Opinion
September 15, 1994
Appeal from the Supreme Court, New York County (Carol Arber, J.).
The Supreme Court erred in denying the defendants' motion to dismiss the complaint alleging causes of action for breach of contract, fraud, defamation, failure to pay wages under Labor Law § 198, discrimination based on religion and prima facie tort. Although on a motion to dismiss the complaint for failure to state a cause of action pursuant to CPLR 3211 (a) (7), the facts pleaded are presumed to be true and are accorded every favorable inference, where as here, the allegations consist of bare legal conclusions, as well as factual claims either inherently incredible or flatly contradicted by documentary evidence, they are not entitled to such consideration (Mark Hampton, Inc. v Bergreen, 173 A.D.2d 220, lv denied 80 N.Y.2d 788, citing, inter alia, Roberts v. Pollack, 92 A.D.2d 440, 444).
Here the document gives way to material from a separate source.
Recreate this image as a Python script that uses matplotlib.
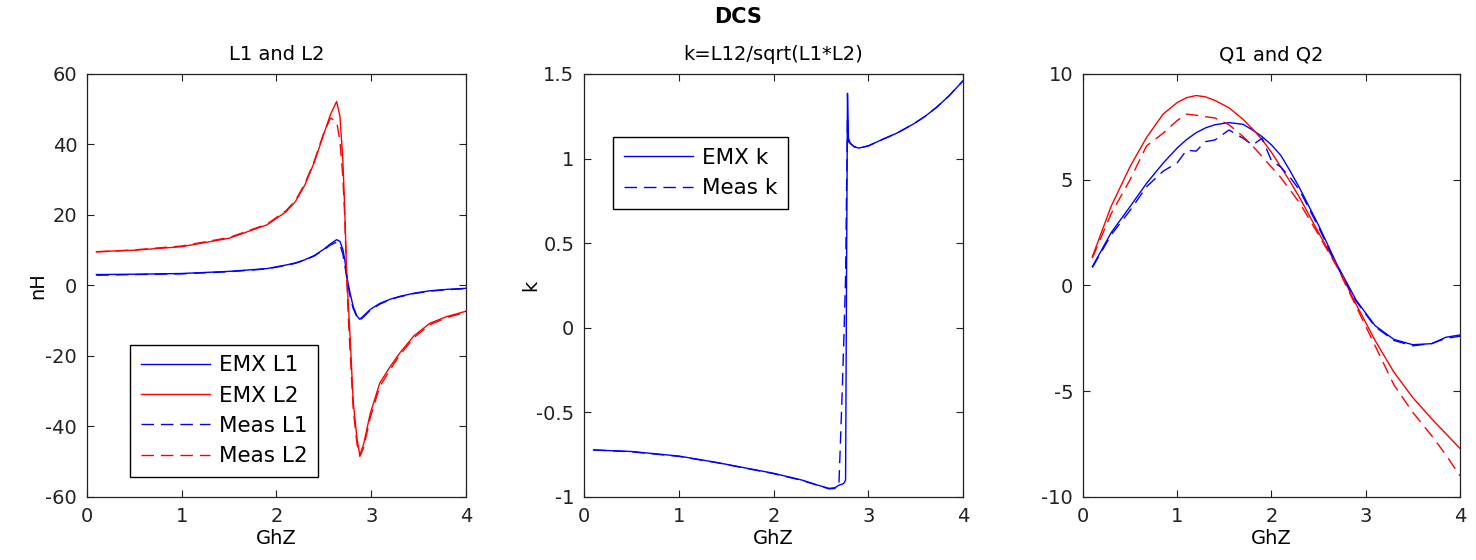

The plaintiff was discharged by defendant after only eight days of employment. The defendants introduced an employment application which, in bold print directly above the signature line, stated "I UNDERSTAND AND AGREE THAT IF HIRED, MY EMPLOYMENT IS FOR NO DEFINITE PERIOD AND I MAY BE TERMINATED AT ANY TIME WITHOUT CAUSE OR PRIOR NOTICE". The plaintiff's signature, which, for the first time in opposition to the motion to dismiss he claimed he did not recognize, appears on the application.
The plaintiff's unsubstantiated allegation of oral assurances of employment by the defendants fails to support the breach of contract cause of action. Any vague oral assurances of the nature alleged are insufficient to overcome the presumption that employment is terminable at will in the absence of an express limitation in an employment contract, or other document, personnel policy or procedural handbook (Sabetay v. Sterling Drug, 69 N.Y.2d 329; Murphy v. American Home Prods. Corp., 58 N.Y.2d 293; Weiner v. McGraw-Hill, Inc., 57 N.Y.2d 458; Kosson v Algaze, 203 A.D.2d 112; Scordo v. Scaturro Supermarkets, 160 A.D.2d 932; Diskin v. Consolidated Edison Co., 135 A.D.2d 775, lv denied 72 N.Y.2d 802).
Since the causes of action for fraudulent misrepresentation, defamation, failure to pay wages under the Labor Law, and prima facie tort merely constitute an improper attempt by the plaintiff to circumvent the traditional at-will employee rule, they must be dismissed (see, Murphy v. American Home Prods. Corp., supra, at 297, 303-304). "A failure to perform promises of future acts is merely a breach of contract to be enforced by an action on the contract. A cause of action for fraud does not arise when the only fraud charged relates to a breach of contract." (Tesoro Petroleum Corp. v. Holborn Oil Co., 108 A.D.2d 607, appeal dismissed 65 N.Y.2d 637; see also, Zolotar v. New York Life Ins. Co., 172 A.D.2d 27.) Further, New York does not recognize a cause of action in tort for abusive or wrongful discharge of an employee (Ingle v. Glamore Motor Sales, 73 N.Y.2d 183, 188; Murphy v. American Home Prods. Corp., supra), nor does a cause of action for defamation exist for the mere discharge of an at-will employee (Nichols v. Item Publs., 309 N.Y. 596; Weintraub v. Phillips, Nizer, Benjamin, Krim Ballon, 172 A.D.2d 254). The cause of action alleging the defendants' failure to pay wages is legally insufficient since the plaintiff failed to establish that he was not fully compensated for his brief employment. The fifth cause of action for employment discrimination merely alleged that the plaintiff was discharged because he was Jewish. In the absence of any supporting facts or allegations, this cause of action must also be dismissed (see, Faculty of City Univ. of N.Y. Law School v. Murphy, 149 A.D.2d 315, 317; McDonnell Douglas Corp. v. Green, 411 U.S. 792).
The defendants' motion to dismiss the complaint is granted.
Concur — Murphy, P.J., Rosenberger, Ross, Rubin and Williams, JJ.